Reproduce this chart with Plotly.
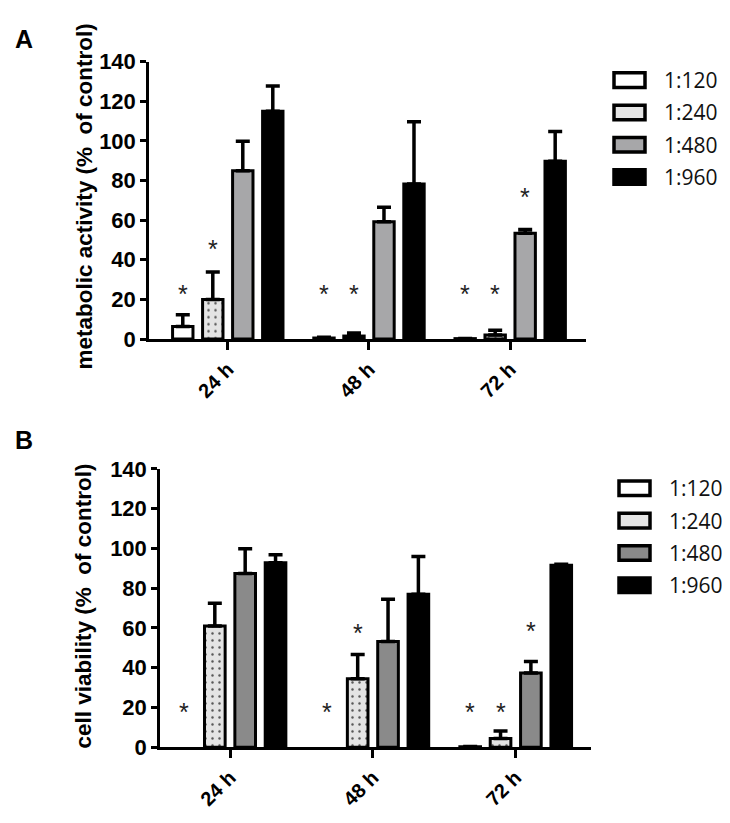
import plotly.graph_objects as go

# ---------------- data ----------------
times = ["24 h", "48 h", "72 h"]
series = ["1:120", "1:240", "1:480", "1:960"]

# Panel A: metabolic activity (% of control)
a_1_120 = [6.3, 0.5, 0.2]
a_1_240 = [20.0, 1.5, 2.0]
a_1_480 = [85.0, 59.2, 53.4]
a_1_960 = [115.0, 78.3, 89.7]
a_err_1_120 = [6.0, 0.4, 0.1]
a_err_1_240 = [13.8, 1.5, 2.4]
a_err_1_480 = [14.8, 7.3, 1.9]
a_err_1_960 = [12.7, 31.4, 15.1]

# Panel B: cell viability (% of control); None = no measurable viability (nothing drawn)
b_1_120 = [None, None, 0.3]
b_1_240 = [61.0, 34.5, 4.4]
b_1_480 = [87.4, 53.2, 37.4]
b_1_960 = [92.8, 77.0, 91.6]
b_err_1_120 = [0.0, 0.0, 0.1]
b_err_1_240 = [11.4, 12.2, 3.7]
b_err_1_480 = [12.4, 21.2, 5.7]
b_err_1_960 = [4.0, 19.0, 0.4]

# significance stars: (time index, series index, y position)
a_stars = [(0, 0, 26), (0, 1, 48.5), (1, 0, 26), (1, 1, 26), (2, 0, 26), (2, 1, 26), (2, 2, 74.5)]
b_stars = [(0, 0, 20.5), (1, 0, 20.5), (1, 1, 60.5), (2, 0, 20.5), (2, 1, 20.5), (2, 2, 61.4)]

y_ticks = [0, 20, 40, 60, 80, 100, 120, 140]

# ---------------- styles ----------------
W, H = 730, 823
BARGAP = 0.15
BARGROUPGAP = 0.32
ARIAL = "Liberation Sans, Arial, sans-serif"
LIGHT_DOT = "#e4e4e4"
a_gray = "#a7a7a9"
b_gray = "#8a8a8a"

def px_x(p):
    return p / W

def px_y(p):
    return 1 - p / H

fig = go.Figure()

def add_panel(vals, errs, gray, xa, ya):
    fills = ["white", LIGHT_DOT, gray, "black"]
    for j, (name, v, e) in enumerate(zip(series, vals, errs)):
        marker = dict(color=fills[j], line=dict(color="black", width=3))
        if j == 1:
            marker["pattern"] = dict(shape=".", bgcolor=LIGHT_DOT, fgcolor="#555555",
                                     size=7, solidity=0.1, fillmode="replace")
        fig.add_trace(go.Bar(
            x=list(range(len(times))), y=v, name=name, showlegend=False,
            xaxis=xa, yaxis=ya, offsetgroup=str(j),
            marker=marker,
            error_y=dict(type="data", symmetric=False, array=e,
                         arrayminus=[0] * len(e), color="black",
                         thickness=3.5, width=7),
        ))

add_panel([a_1_120, a_1_240, a_1_480, a_1_960],
          [a_err_1_120, a_err_1_240, a_err_1_480, a_err_1_960], a_gray, "x", "y")
add_panel([b_1_120, b_1_240, b_1_480, b_1_960],
          [b_err_1_120, b_err_1_240, b_err_1_480, b_err_1_960], b_gray, "x2", "y2")

slot = (1 - BARGAP) / len(series)
annotations = []
shapes = []
for stars, xr, yr in [(a_stars, "x", "y"), (b_stars, "x2", "y2")]:
    for (ti, si, yv) in stars:
        annotations.append(dict(x=ti + (si - 1.5) * slot, y=yv, xref=xr, yref=yr,
                                text="*", showarrow=False, yshift=-6,
                                font=dict(family=ARIAL, size=25, color="#222")))

# panel letters
for letter, yp in [("A", 20), ("B", 433)]:
    annotations.append(dict(x=px_x(5), y=px_y(yp), xref="paper", yref="paper", text=letter,
                            showarrow=False, xanchor="left", yanchor="middle",
                            font=dict(family=ARIAL, size=25, color="black", weight="bold")))

# y-axis titles
annotations.append(dict(x=px_x(76), y=px_y(182), xref="paper", yref="paper",
                        text="metabolic activity (%  of control)", textangle=-90,
                        showarrow=False, xanchor="center", yanchor="middle",
                        font=dict(family=ARIAL, size=22.5, color="black", weight="bold")))
annotations.append(dict(x=px_x(76), y=px_y(605), xref="paper", yref="paper",
                        text="cell viability (%  of control)", textangle=-90,
                        showarrow=False, xanchor="center", yanchor="middle",
                        font=dict(family=ARIAL, size=22.5, color="black", weight="bold")))

# custom legends
def add_legend(x0, y0, gray):
    fills = ["white", LIGHT_DOT, gray, "black"]
    for j, name in enumerate(series):
        yc = y0 + j * 33.3
        shapes.append(dict(type="rect", xref="paper", yref="paper",
                           x0=px_x(x0), x1=px_x(x0 + 31), y0=px_y(yc - 7.5), y1=px_y(yc + 7.5),
                           fillcolor=fills[j], line=dict(color="black", width=3.5)))
        annotations.append(dict(x=px_x(x0 + 48), y=px_y(yc), xref="paper", yref="paper",
                                text=name, showarrow=False, xanchor="left", yanchor="middle",
                                font=dict(family="Open Sans", size=21, color="#111")))

add_legend(606, 62, a_gray)
add_legend(611, 483, b_gray)

axis_common = dict(showline=True, linecolor="black", linewidth=2.5, ticks="outside",
                   tickcolor="black", tickwidth=2.5, showgrid=False, zeroline=False)
xtickfont = dict(family=ARIAL, size=20, color="black", weight="bold")
ytickfont = dict(family=ARIAL, size=22, color="black", weight="bold")

fig.update_layout(
    width=W, height=H, margin=dict(l=0, r=0, t=0, b=0),
    paper_bgcolor="white", plot_bgcolor="white",
    barmode="group", bargap=BARGAP, bargroupgap=BARGROUPGAP,
    showlegend=False,
    xaxis=dict(domain=[px_x(141), px_x(578)], range=[-0.558, 2.537], anchor="y",
               tickvals=list(range(len(times))), ticktext=times, tickangle=-45, ticklen=8,
               tickfont=xtickfont, **axis_common),
    yaxis=dict(domain=[px_y(329), px_y(43)], range=[0, 140], anchor="x",
               tickvals=y_ticks, ticklen=6, tickfont=ytickfont, **axis_common),
    xaxis2=dict(domain=[px_x(152), px_x(583)], range=[-0.49, 2.527], anchor="y2",
                tickvals=list(range(len(times))), ticktext=times, tickangle=-45, ticklen=8,
                tickfont=xtickfont, **axis_common),
    yaxis2=dict(domain=[px_y(750), px_y(463)], range=[0, 140], anchor="x2",
                tickvals=y_ticks, ticklen=6, tickfont=ytickfont, **axis_common),
    annotations=annotations, shapes=shapes,
)

fig.write_html("out.html")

Exercise instructions
Omit every picture, then repeat the remaining data exactly as it appears above.

Reply
Reproduce this chart with Plotly.
import plotly.graph_objects as go

# ---------------- data ----------------
times = ["24 h", "48 h", "72 h"]
series = ["1:120", "1:240", "1:480", "1:960"]

# Panel A: metabolic activity (% of control)
a_1_120 = [6.3, 0.5, 0.2]
a_1_240 = [20.0, 1.5, 2.0]
a_1_480 = [85.0, 59.2, 53.4]
a_1_960 = [115.0, 78.3, 89.7]
a_err_1_120 = [6.0, 0.4, 0.1]
a_err_1_240 = [13.8, 1.5, 2.4]
a_err_1_480 = [14.8, 7.3, 1.9]
a_err_1_960 = [12.7, 31.4, 15.1]

# Panel B: cell viability (% of control); None = no measurable viability (nothing drawn)
b_1_120 = [None, None, 0.3]
b_1_240 = [61.0, 34.5, 4.4]
b_1_480 = [87.4, 53.2, 37.4]
b_1_960 = [92.8, 77.0, 91.6]
b_err_1_120 = [0.0, 0.0, 0.1]
b_err_1_240 = [11.4, 12.2, 3.7]
b_err_1_480 = [12.4, 21.2, 5.7]
b_err_1_960 = [4.0, 19.0, 0.4]

# significance stars: (time index, series index, y position)
a_stars = [(0, 0, 26), (0, 1, 48.5), (1, 0, 26), (1, 1, 26), (2, 0, 26), (2, 1, 26), (2, 2, 74.5)]
b_stars = [(0, 0, 20.5), (1, 0, 20.5), (1, 1, 60.5), (2, 0, 20.5), (2, 1, 20.5), (2, 2, 61.4)]

y_ticks = [0, 20, 40, 60, 80, 100, 120, 140]

# ---------------- styles ----------------
W, H = 730, 823
BARGAP = 0.15
BARGROUPGAP = 0.32
ARIAL = "Liberation Sans, Arial, sans-serif"
LIGHT_DOT = "#e4e4e4"
a_gray = "#a7a7a9"
b_gray = "#8a8a8a"

def px_x(p):
    return p / W

def px_y(p):
    return 1 - p / H

fig = go.Figure()

def add_panel(vals, errs, gray, xa, ya):
    fills = ["white", LIGHT_DOT, gray, "black"]
    for j, (name, v, e) in enumerate(zip(series, vals, errs)):
        marker = dict(color=fills[j], line=dict(color="black", width=3))
        if j == 1:
            marker["pattern"] = dict(shape=".", bgcolor=LIGHT_DOT, fgcolor="#555555",
                                     size=7, solidity=0.1, fillmode="replace")
        fig.add_trace(go.Bar(
            x=list(range(len(times))), y=v, name=name, showlegend=False,
            xaxis=xa, yaxis=ya, offsetgroup=str(j),
            marker=marker,
            error_y=dict(type="data", symmetric=False, array=e,
                         arrayminus=[0] * len(e), color="black",
                         thickness=3.5, width=7),
        ))

add_panel([a_1_120, a_1_240, a_1_480, a_1_960],
          [a_err_1_120, a_err_1_240, a_err_1_480, a_err_1_960], a_gray, "x", "y")
add_panel([b_1_120, b_1_240, b_1_480, b_1_960],
          [b_err_1_120, b_err_1_240, b_err_1_480, b_err_1_960], b_gray, "x2", "y2")

slot = (1 - BARGAP) / len(series)
annotations = []
shapes = []
for stars, xr, yr in [(a_stars, "x", "y"), (b_stars, "x2", "y2")]:
    for (ti, si, yv) in stars:
        annotations.append(dict(x=ti + (si - 1.5) * slot, y=yv, xref=xr, yref=yr,
                                text="*", showarrow=False, yshift=-6,
                                font=dict(family=ARIAL, size=25, color="#222")))

# panel letters
for letter, yp in [("A", 20), ("B", 433)]:
    annotations.append(dict(x=px_x(5), y=px_y(yp), xref="paper", yref="paper", text=letter,
                            showarrow=False, xanchor="left", yanchor="middle",
                            font=dict(family=ARIAL, size=25, color="black", weight="bold")))

# y-axis titles
annotations.append(dict(x=px_x(76), y=px_y(182), xref="paper", yref="paper",
                        text="metabolic activity (%  of control)", textangle=-90,
                        showarrow=False, xanchor="center", yanchor="middle",
                        font=dict(family=ARIAL, size=22.5, color="black", weight="bold")))
annotations.append(dict(x=px_x(76), y=px_y(605), xref="paper", yref="paper",
                        text="cell viability (%  of control)", textangle=-90,
                        showarrow=False, xanchor="center", yanchor="middle",
                        font=dict(family=ARIAL, size=22.5, color="black", weight="bold")))

# custom legends
def add_legend(x0, y0, gray):
    fills = ["white", LIGHT_DOT, gray, "black"]
    for j, name in enumerate(series):
        yc = y0 + j * 33.3
        shapes.append(dict(type="rect", xref="paper", yref="paper",
                           x0=px_x(x0), x1=px_x(x0 + 31), y0=px_y(yc - 7.5), y1=px_y(yc + 7.5),
                           fillcolor=fills[j], line=dict(color="black", width=3.5)))
        annotations.append(dict(x=px_x(x0 + 48), y=px_y(yc), xref="paper", yref="paper",
                                text=name, showarrow=False, xanchor="left", yanchor="middle",
                                font=dict(family="Open Sans", size=21, color="#111")))

add_legend(606, 62, a_gray)
add_legend(611, 483, b_gray)

axis_common = dict(showline=True, linecolor="black", linewidth=2.5, ticks="outside",
                   tickcolor="black", tickwidth=2.5, showgrid=False, zeroline=False)
xtickfont = dict(family=ARIAL, size=20, color="black", weight="bold")
ytickfont = dict(family=ARIAL, size=22, color="black", weight="bold")

fig.update_layout(
    width=W, height=H, margin=dict(l=0, r=0, t=0, b=0),
    paper_bgcolor="white", plot_bgcolor="white",
    barmode="group", bargap=BARGAP, bargroupgap=BARGROUPGAP,
    showlegend=False,
    xaxis=dict(domain=[px_x(141), px_x(578)], range=[-0.558, 2.537], anchor="y",
               tickvals=list(range(len(times))), ticktext=times, tickangle=-45, ticklen=8,
               tickfont=xtickfont, **axis_common),
    yaxis=dict(domain=[px_y(329), px_y(43)], range=[0, 140], anchor="x",
               tickvals=y_ticks, ticklen=6, tickfont=ytickfont, **axis_common),
    xaxis2=dict(domain=[px_x(152), px_x(583)], range=[-0.49, 2.527], anchor="y2",
                tickvals=list(range(len(times))), ticktext=times, tickangle=-45, ticklen=8,
                tickfont=xtickfont, **axis_common),
    yaxis2=dict(domain=[px_y(750), px_y(463)], range=[0, 140], anchor="x2",
                tickvals=y_ticks, ticklen=6, tickfont=ytickfont, **axis_common),
    annotations=annotations, shapes=shapes,
)

fig.write_html("out.html")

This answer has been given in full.